The FOMC today kicked off its two-day May policy meeting, in which committee members are expected to raise the target range of the federal funds rate by 50 basis points to 75–100 basis points in an effort to tame decades-high inflation.
Real estate, in its various forms, has historically provided a hedge against inflation and rising interest rates. Since 1972, REITs have delivered attractive returns in a wide range of inflationary environments, with the ability to offset increased costs by pushing rents higher as demand for space grows, according to Virtus.

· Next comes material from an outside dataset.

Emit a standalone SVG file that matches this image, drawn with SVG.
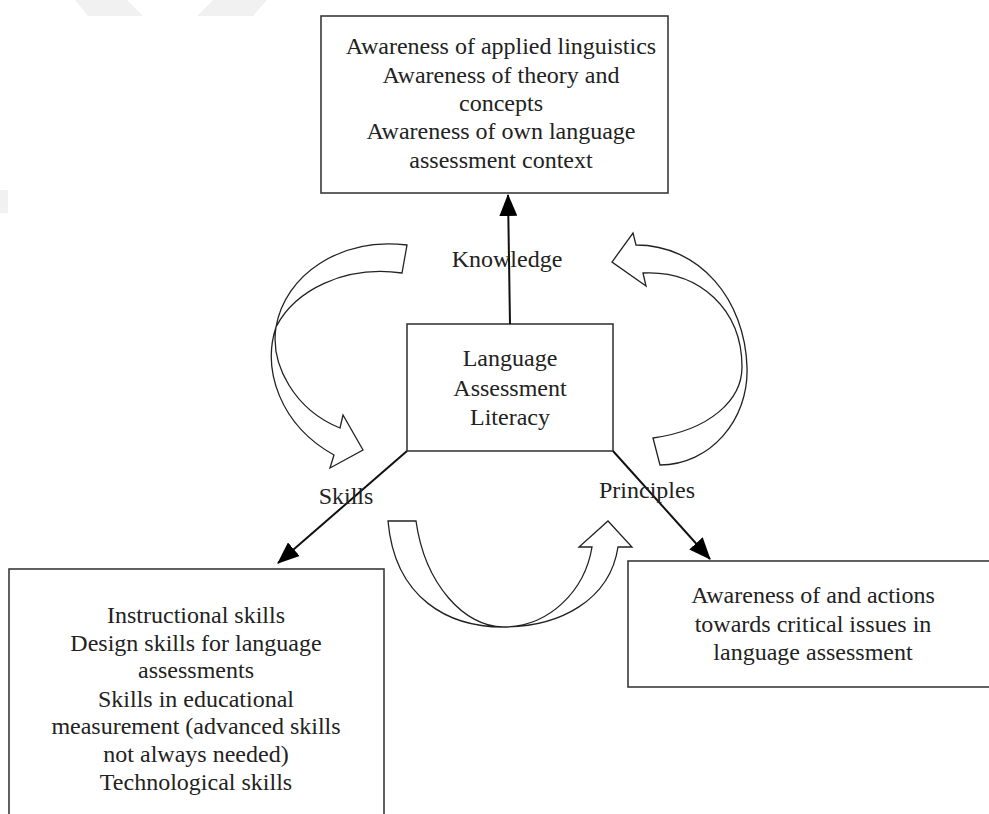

Adding exposure to a diverse array of global real estate markets with the Virtus Duff & Phelps Global Real Estate Securities Fund (VGISX) offers lower correlations and lower beta to traditional stocks, and, as part of a balanced portfolio, has historically lowered risk and enhanced returns, according to Virtus.
By focusing on rental property companies with contractual revenues, the team managing VGISX has amassed a compelling track record of risk-adjusted performance driven by actively managed stock selection.
Active managers have the flexibility to benefit from market dislocations, making active management a key approach to gaining exposure to real estate.
According to Virtus, research coverage of the larger, global opportunity set of REITs is less consistent, and the space has not been inundated with passive flows. With a wide array of sectors and securities, across a varied set of countries at different stages of their business cycle, active managers have an expanded opportunity set with which they differentiate themselves from the passive pack.